_Instruction_. Filter out everything except lines holding "matplotlib".

_Dataset excerpt_.
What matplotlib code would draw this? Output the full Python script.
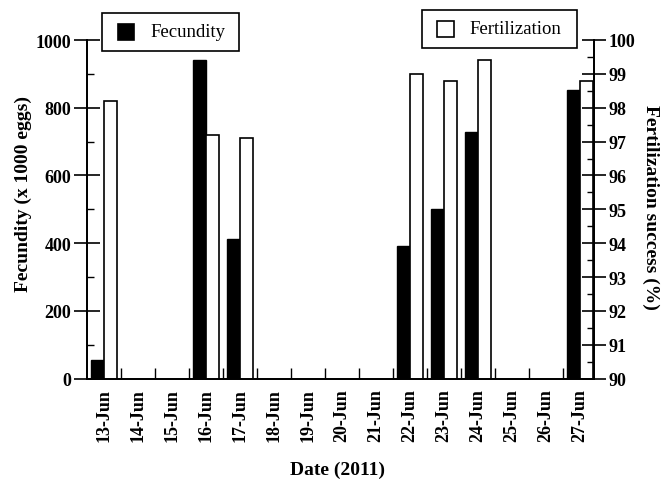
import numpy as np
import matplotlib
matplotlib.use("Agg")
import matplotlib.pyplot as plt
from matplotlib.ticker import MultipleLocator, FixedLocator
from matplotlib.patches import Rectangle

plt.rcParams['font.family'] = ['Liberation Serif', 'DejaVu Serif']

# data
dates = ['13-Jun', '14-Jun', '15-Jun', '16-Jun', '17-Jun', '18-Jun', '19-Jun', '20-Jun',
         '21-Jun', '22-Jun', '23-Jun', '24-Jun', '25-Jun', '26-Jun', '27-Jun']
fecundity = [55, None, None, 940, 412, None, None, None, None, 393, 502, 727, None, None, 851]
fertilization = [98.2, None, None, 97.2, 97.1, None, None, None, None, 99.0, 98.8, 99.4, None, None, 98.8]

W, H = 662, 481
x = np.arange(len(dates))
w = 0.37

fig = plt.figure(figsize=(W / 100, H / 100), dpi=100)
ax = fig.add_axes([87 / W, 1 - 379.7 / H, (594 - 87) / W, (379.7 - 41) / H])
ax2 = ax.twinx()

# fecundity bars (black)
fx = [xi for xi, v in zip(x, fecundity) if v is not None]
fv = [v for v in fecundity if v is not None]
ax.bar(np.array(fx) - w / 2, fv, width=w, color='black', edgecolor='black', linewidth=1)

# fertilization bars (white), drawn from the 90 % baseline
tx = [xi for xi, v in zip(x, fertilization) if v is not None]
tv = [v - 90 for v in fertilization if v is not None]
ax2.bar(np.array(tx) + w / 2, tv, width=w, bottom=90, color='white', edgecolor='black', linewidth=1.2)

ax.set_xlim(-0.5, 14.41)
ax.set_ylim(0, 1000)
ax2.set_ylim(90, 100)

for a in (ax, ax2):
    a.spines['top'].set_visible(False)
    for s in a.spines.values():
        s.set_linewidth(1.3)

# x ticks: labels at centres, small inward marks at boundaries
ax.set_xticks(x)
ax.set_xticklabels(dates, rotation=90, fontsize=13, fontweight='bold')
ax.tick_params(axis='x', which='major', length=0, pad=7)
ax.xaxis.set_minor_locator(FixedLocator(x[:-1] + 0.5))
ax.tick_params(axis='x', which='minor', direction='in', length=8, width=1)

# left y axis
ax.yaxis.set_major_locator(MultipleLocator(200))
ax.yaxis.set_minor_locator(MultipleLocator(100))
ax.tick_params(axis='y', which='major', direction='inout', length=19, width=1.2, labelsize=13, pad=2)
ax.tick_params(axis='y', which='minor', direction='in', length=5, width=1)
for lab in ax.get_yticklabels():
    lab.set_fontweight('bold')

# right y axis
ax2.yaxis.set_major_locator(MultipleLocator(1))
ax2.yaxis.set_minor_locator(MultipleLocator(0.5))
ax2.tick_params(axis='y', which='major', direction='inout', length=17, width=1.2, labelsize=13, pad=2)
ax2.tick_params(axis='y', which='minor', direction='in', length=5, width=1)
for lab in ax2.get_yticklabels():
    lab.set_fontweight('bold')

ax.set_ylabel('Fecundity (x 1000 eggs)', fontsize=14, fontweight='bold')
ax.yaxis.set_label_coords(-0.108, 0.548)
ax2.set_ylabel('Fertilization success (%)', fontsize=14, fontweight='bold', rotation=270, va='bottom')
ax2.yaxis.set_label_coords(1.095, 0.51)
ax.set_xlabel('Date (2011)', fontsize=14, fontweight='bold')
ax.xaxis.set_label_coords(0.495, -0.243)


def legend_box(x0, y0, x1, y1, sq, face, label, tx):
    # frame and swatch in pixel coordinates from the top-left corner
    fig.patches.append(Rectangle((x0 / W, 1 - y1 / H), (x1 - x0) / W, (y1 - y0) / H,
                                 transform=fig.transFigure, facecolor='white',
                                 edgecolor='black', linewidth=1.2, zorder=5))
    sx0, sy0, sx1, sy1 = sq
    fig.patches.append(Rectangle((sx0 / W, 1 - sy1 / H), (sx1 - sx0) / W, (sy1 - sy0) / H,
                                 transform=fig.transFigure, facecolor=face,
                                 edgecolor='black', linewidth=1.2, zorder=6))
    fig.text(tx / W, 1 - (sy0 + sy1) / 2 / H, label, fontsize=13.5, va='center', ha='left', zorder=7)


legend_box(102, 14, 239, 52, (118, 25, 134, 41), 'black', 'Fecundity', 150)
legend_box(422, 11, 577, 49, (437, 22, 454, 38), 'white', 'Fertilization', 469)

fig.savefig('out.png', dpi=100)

_Answer to this problem_.
What matplotlib code would draw this? Output the full Python script.
import matplotlib
matplotlib.use("Agg")
import matplotlib.pyplot as plt
from matplotlib.ticker import MultipleLocator, FixedLocator
from matplotlib.patches import Rectangle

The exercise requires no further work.